Evan Martin (evan) wrote in evan_tech,
Evan Martin


Some programming languages that have pointer-like types support a "notnull" qualifier. The semantics are pretty easy to imagine: C could allow declarations like
int strlen(const char * notnull str);
where the compiler would complain if you passed a possibly-null string to strlen. This would be especially nice considering the current behavior is just to segfault.
(If that declaration confuses you, see footnote*.)

This simple example is a nice place to start thinking about subtypes. Most OO programmers have a conception of what these are (despite generally having them confused with subclasses), but it's surprisingly difficult to keep things straight.
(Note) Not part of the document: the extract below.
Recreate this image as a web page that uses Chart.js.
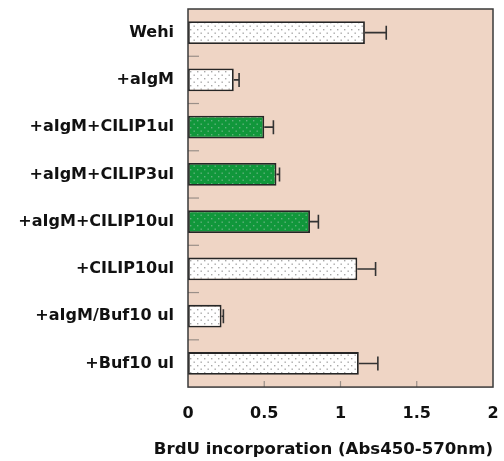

So, two questions:
  1. Is const char * a subtype of char *?
  2. Is const char * notnull a subtype of const char *?
When we say A is a subtype of B, we mean that we can pass an A where we expect a B. This gets confusing because A is a subtype of B, but being a subtype generally means it has a superset of features: an HTTPConnection is a subtype of a TCPConnection, so you could pass either to connect() (which works with TCPConnections) but you can only pass the former to do_POST() (an operation specific to HTTP).

The way I usually keep this straight is with examples like I just gave. So to answer the questions:
  1. When a function wants a const char *, it's saying that it won't modify the chars its passed, but also that it'll still accept plain char *. Subset of functionality + accepting the other = no, const char * is a supertype of char *.
  2. You can no longer pass plain const char * to my modified strlen(), because they might be NULL. More specific requirement on the argument means yes, const char * notnull is a subtype of const char *.
#1 is really unintuitive to me. One way to untangle it is to imagine instead that all types were immutable to begin with and you had to declare them mutable explicitly: then both mutable and notnull are qualifiers that are further constraining the types, and both would indicate subtypes.

I think this is further confused by the fact that these qualifiers behave more like attributes than subtypes, but I don't really have a strong understanding of why I see a distinction there. (I can just imagine Graydon wincing at all of this now...)

* Footnote: C types are read backwards, which takes a bit to get used to. In a const char *, it's the char that's immutable; an immutable pointer is char * const, and read "constant pointer to char". ML fell into this same trap, so expressions like ref 3 have type int ref. Haskell (do I even need to write this sentence?) has it in the other order, which is both cleaner and works analogously with functions (where the "argument" to the type is on the right: list of int, not int list).